Given instruction
Begin with the line that contains "Output the Python" and continue down through the line that contains "ax.set_xlim(-0.5, -0.5 + (W - 75) / 471)"; reproduce those lines exactly and only those.

Records to process
— BEGIN —
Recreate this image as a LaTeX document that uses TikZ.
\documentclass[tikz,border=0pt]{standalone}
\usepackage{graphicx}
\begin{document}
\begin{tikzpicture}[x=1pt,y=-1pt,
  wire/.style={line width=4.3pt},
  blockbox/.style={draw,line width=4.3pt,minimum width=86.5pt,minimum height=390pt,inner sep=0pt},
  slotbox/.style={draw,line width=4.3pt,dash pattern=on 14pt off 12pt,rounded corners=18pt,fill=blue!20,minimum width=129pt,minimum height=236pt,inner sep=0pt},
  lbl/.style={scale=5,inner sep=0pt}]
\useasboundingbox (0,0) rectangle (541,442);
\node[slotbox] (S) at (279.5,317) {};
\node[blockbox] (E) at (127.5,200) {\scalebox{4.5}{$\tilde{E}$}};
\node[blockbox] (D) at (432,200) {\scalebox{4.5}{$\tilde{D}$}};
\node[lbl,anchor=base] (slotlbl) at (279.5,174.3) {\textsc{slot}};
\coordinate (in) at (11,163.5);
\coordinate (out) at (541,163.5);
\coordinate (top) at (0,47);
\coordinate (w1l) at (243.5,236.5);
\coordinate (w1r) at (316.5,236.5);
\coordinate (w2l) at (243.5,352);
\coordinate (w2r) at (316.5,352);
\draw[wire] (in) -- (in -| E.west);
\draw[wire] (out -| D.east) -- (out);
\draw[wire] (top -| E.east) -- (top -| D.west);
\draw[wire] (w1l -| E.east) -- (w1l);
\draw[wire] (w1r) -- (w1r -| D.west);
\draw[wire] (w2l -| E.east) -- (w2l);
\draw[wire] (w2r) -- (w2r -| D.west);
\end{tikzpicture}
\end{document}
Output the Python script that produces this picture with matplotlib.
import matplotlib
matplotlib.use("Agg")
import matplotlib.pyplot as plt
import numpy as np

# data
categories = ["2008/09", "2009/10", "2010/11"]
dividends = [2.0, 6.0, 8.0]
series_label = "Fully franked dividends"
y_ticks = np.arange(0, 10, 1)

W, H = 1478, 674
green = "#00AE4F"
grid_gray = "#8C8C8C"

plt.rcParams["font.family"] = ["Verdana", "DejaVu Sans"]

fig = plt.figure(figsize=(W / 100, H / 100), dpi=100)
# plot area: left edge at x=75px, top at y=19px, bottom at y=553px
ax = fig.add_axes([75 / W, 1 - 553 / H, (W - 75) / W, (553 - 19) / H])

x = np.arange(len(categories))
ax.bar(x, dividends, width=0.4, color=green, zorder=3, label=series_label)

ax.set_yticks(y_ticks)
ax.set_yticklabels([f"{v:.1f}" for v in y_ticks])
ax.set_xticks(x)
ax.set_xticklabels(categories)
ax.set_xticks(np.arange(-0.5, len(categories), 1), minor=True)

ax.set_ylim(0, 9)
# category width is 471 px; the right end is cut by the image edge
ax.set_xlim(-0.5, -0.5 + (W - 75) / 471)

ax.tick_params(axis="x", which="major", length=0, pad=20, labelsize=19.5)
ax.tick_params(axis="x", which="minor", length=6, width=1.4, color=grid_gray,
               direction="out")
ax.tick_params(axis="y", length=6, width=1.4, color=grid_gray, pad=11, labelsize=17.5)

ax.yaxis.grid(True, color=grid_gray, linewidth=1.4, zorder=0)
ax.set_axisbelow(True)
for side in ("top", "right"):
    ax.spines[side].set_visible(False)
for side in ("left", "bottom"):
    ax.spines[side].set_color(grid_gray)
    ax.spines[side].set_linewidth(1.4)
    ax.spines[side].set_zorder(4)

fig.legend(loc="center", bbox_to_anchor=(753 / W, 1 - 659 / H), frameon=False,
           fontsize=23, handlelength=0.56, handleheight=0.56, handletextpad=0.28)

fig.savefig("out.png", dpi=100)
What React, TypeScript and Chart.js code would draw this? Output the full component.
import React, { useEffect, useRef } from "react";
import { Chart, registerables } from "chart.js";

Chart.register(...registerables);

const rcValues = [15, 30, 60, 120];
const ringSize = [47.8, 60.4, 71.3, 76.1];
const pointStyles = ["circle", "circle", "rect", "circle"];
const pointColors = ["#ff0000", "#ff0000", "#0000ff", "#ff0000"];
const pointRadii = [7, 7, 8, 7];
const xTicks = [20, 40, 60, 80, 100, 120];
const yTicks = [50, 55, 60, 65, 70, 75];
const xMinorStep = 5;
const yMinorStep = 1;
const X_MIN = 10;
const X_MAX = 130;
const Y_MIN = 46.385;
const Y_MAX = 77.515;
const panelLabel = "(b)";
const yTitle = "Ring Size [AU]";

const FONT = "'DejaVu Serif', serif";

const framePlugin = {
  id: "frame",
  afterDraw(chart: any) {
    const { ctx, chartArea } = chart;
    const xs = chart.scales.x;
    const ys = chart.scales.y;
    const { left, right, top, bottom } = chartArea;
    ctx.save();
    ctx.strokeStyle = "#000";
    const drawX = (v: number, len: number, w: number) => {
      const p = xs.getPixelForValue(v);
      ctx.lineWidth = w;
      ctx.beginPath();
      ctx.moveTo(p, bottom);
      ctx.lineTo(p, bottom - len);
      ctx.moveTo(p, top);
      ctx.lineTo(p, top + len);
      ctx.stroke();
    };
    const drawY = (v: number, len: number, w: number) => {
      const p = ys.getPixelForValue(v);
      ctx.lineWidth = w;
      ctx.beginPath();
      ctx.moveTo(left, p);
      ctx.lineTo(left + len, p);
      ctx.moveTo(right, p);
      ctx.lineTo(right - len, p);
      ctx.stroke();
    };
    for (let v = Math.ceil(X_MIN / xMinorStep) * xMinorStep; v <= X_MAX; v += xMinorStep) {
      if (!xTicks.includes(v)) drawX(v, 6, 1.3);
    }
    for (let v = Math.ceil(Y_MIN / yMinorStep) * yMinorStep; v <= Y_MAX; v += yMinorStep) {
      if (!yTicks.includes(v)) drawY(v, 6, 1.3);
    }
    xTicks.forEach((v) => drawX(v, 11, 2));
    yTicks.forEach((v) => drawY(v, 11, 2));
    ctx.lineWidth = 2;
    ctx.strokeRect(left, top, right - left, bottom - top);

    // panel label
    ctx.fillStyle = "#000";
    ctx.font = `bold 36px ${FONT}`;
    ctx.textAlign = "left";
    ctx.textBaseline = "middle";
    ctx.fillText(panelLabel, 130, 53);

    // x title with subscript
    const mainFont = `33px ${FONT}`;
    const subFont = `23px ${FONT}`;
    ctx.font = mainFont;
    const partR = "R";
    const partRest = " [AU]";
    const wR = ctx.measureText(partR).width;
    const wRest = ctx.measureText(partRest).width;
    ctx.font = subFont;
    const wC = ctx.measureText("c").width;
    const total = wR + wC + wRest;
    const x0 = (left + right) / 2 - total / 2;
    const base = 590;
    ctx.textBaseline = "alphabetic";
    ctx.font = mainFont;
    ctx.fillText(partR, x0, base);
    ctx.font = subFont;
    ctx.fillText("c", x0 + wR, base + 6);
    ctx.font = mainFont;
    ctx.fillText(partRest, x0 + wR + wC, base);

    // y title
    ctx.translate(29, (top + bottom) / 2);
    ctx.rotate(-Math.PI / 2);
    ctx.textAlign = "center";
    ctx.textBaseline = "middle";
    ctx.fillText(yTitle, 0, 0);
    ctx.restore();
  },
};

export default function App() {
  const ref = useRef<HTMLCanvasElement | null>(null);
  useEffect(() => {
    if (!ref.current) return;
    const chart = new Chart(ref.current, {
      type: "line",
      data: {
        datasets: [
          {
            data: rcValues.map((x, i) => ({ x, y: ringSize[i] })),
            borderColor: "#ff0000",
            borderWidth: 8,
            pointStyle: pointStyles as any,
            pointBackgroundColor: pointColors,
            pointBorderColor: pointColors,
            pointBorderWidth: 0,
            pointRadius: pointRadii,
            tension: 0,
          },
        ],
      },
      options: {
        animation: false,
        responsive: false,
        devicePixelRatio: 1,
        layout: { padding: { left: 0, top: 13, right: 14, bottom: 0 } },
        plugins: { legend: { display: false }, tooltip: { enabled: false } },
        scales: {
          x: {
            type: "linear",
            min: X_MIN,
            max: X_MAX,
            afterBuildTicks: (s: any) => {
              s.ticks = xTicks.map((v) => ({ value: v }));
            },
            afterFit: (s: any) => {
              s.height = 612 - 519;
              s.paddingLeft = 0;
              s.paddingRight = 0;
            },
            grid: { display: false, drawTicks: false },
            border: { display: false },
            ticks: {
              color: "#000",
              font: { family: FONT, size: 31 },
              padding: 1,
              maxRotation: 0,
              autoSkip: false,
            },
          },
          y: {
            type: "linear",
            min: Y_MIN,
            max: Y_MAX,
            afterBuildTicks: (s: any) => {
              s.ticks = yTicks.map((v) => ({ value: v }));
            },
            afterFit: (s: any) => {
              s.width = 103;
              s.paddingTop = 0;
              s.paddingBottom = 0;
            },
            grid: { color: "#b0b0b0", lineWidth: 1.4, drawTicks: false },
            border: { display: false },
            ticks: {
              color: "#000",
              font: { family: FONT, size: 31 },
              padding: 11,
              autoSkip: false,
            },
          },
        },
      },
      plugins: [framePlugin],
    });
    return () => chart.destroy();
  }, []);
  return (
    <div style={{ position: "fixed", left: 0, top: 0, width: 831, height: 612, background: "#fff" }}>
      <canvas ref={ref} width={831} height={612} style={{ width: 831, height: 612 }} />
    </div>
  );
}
— END —
Expected answer
Output the Python script that produces this picture with matplotlib.
import matplotlib
matplotlib.use("Agg")
import matplotlib.pyplot as plt
import numpy as np

# data
categories = ["2008/09", "2009/10", "2010/11"]
dividends = [2.0, 6.0, 8.0]
series_label = "Fully franked dividends"
y_ticks = np.arange(0, 10, 1)

W, H = 1478, 674
green = "#00AE4F"
grid_gray = "#8C8C8C"

plt.rcParams["font.family"] = ["Verdana", "DejaVu Sans"]

fig = plt.figure(figsize=(W / 100, H / 100), dpi=100)
# plot area: left edge at x=75px, top at y=19px, bottom at y=553px
ax = fig.add_axes([75 / W, 1 - 553 / H, (W - 75) / W, (553 - 19) / H])

x = np.arange(len(categories))
ax.bar(x, dividends, width=0.4, color=green, zorder=3, label=series_label)

ax.set_yticks(y_ticks)
ax.set_yticklabels([f"{v:.1f}" for v in y_ticks])
ax.set_xticks(x)
ax.set_xticklabels(categories)
ax.set_xticks(np.arange(-0.5, len(categories), 1), minor=True)

ax.set_ylim(0, 9)
# category width is 471 px; the right end is cut by the image edge
ax.set_xlim(-0.5, -0.5 + (W - 75) / 471)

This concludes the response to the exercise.